SET TASK: Hunt for the word "with" across the entries below, copying each line that holds it.

EXTRACTED MATERIAL:
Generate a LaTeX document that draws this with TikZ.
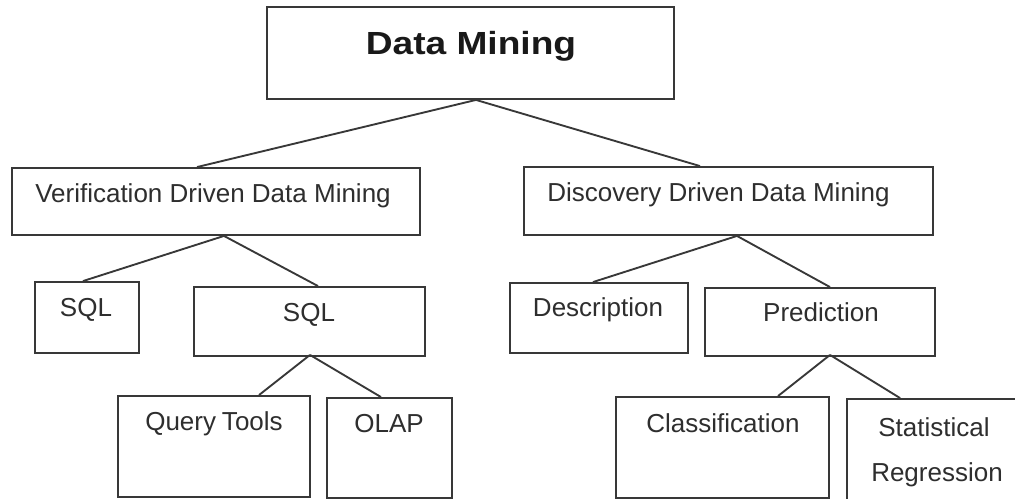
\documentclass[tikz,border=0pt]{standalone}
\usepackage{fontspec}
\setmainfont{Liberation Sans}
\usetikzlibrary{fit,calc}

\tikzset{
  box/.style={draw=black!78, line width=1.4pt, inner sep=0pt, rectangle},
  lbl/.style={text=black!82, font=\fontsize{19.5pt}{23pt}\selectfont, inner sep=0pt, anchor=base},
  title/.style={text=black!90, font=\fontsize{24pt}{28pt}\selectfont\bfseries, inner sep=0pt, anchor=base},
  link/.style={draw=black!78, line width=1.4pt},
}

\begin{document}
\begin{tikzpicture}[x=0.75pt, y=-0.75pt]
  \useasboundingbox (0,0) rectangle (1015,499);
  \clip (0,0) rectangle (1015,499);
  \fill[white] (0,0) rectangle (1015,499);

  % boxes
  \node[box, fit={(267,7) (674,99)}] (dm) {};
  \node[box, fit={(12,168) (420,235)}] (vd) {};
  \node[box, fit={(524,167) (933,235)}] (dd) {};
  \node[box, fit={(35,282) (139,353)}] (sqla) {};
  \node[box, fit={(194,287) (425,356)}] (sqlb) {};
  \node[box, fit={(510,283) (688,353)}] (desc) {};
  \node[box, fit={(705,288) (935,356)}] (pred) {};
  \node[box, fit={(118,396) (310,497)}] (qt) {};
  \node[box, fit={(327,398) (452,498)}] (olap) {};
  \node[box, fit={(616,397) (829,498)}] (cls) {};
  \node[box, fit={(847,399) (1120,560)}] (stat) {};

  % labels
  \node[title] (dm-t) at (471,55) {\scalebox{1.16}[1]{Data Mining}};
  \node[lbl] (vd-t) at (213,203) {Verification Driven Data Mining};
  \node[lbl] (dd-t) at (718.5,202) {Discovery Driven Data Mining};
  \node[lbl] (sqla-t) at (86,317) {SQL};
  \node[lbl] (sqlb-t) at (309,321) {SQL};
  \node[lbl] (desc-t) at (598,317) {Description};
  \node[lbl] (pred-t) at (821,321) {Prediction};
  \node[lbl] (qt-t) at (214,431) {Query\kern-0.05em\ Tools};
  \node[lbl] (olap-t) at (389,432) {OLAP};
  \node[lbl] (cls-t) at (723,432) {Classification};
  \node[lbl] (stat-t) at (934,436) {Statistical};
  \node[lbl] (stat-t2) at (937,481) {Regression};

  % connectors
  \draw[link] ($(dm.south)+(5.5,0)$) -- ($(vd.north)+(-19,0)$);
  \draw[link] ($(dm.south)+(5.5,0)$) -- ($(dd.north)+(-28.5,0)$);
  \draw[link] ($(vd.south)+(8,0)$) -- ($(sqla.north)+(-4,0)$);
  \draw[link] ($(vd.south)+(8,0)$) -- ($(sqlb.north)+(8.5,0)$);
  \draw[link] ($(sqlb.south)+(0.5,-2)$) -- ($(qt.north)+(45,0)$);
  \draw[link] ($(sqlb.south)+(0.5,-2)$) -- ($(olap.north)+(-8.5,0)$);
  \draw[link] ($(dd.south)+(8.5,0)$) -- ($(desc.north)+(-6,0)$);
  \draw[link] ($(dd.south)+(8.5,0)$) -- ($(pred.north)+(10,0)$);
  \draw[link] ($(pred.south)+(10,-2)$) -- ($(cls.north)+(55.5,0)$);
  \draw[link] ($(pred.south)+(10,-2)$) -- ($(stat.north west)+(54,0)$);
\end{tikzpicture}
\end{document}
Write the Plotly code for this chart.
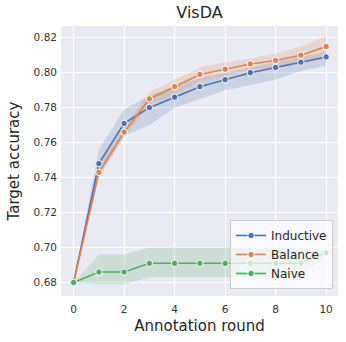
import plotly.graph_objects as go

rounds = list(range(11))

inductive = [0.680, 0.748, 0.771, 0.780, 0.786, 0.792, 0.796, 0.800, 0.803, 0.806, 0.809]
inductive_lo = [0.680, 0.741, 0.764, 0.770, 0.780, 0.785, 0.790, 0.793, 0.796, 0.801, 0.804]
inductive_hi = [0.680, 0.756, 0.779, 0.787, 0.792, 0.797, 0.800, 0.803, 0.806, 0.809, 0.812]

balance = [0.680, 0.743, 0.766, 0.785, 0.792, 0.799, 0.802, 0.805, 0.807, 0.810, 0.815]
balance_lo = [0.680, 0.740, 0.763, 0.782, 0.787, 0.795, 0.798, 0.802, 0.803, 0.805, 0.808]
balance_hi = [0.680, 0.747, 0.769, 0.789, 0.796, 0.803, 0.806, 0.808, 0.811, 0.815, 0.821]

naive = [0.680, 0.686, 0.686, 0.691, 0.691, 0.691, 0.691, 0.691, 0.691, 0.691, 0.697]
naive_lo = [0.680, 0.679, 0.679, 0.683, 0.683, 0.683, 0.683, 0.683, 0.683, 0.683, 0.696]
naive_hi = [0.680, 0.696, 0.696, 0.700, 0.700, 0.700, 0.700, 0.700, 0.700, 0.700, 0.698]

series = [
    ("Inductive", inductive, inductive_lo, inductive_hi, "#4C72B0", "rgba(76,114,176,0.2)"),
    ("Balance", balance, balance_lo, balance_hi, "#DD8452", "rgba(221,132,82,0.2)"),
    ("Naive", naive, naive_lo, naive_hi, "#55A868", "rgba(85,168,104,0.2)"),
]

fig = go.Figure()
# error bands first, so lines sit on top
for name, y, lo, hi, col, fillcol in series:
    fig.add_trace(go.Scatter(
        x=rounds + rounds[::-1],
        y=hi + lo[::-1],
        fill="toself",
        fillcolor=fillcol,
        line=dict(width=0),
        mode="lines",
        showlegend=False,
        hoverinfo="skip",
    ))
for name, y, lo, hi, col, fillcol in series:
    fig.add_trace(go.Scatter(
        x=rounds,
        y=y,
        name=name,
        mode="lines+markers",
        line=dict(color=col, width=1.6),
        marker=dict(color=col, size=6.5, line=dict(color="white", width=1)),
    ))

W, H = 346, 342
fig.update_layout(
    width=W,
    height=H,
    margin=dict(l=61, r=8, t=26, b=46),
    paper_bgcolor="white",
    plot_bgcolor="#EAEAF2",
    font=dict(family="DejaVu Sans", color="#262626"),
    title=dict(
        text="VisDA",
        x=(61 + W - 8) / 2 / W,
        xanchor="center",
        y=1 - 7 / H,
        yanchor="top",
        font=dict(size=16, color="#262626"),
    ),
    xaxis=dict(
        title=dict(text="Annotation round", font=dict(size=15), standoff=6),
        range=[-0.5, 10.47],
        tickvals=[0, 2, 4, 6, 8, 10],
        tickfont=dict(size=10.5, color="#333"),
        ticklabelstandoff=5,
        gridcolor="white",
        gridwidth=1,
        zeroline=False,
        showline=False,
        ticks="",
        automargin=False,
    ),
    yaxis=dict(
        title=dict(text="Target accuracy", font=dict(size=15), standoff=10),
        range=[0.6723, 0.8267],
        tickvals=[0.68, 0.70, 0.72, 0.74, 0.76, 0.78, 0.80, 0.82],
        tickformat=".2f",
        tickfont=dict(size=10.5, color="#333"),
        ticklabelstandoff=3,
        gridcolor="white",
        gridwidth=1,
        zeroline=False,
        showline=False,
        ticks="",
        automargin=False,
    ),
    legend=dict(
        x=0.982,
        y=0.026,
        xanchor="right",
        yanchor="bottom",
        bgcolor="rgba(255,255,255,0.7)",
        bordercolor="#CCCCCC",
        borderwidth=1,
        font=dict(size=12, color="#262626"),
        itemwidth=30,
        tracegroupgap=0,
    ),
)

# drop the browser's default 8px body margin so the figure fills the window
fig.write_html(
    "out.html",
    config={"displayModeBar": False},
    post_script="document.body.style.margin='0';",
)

---

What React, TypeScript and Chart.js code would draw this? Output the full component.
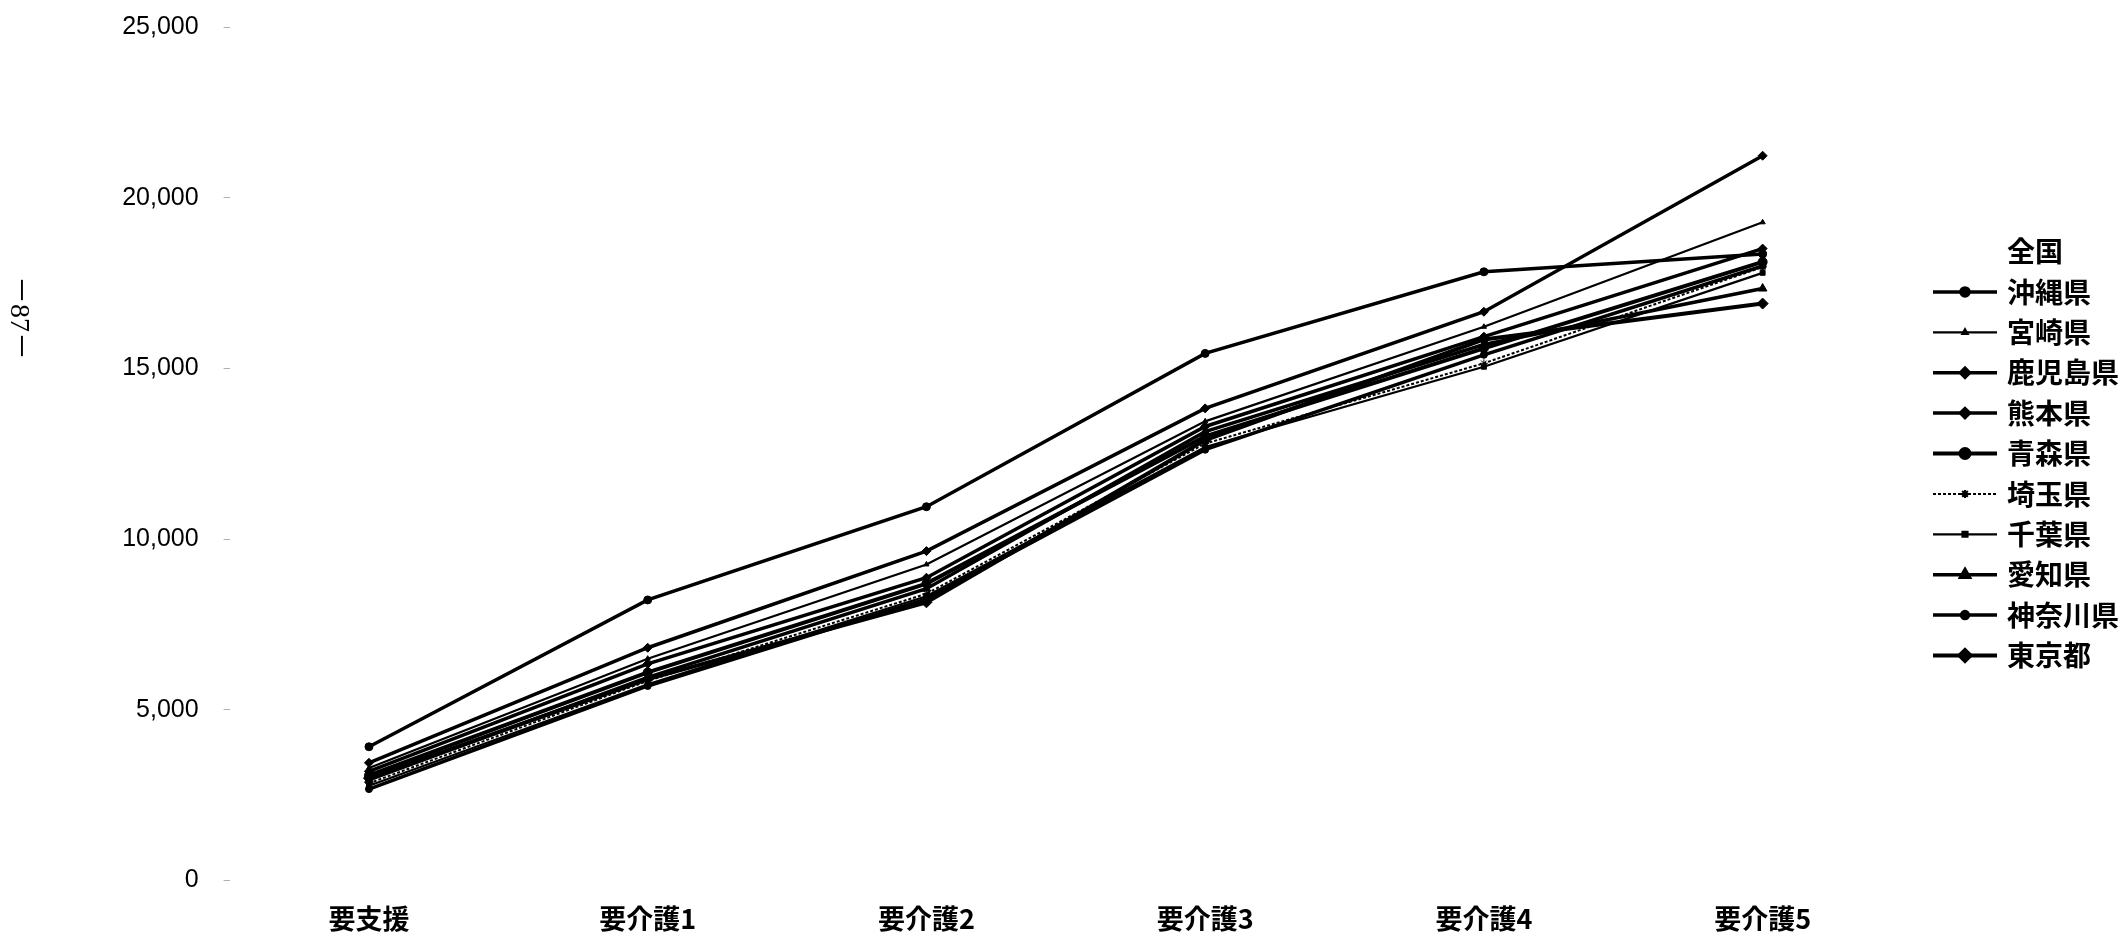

==

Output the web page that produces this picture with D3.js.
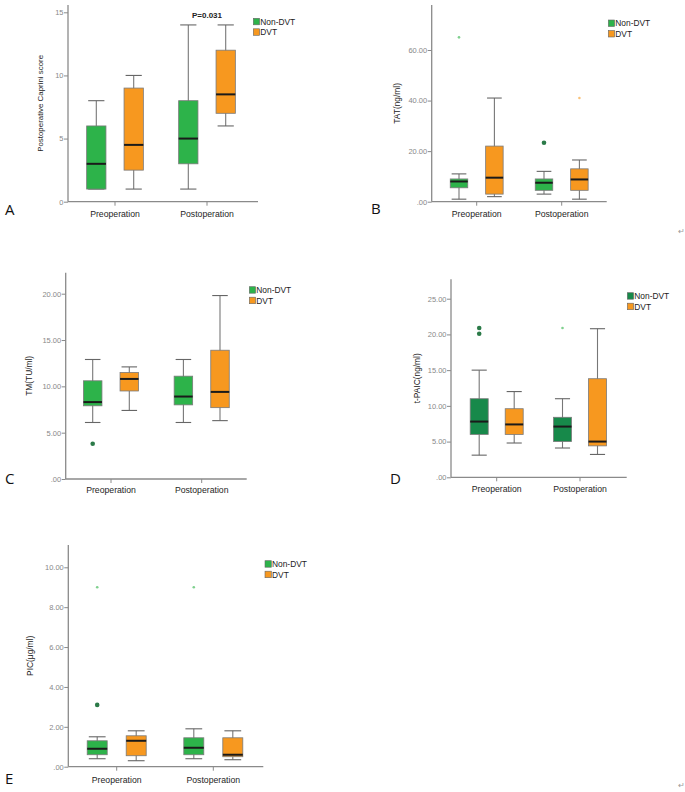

TASK RESULT:
Generate a LaTeX document that draws this with TikZ.
Output the web page that produces this picture with D3.js.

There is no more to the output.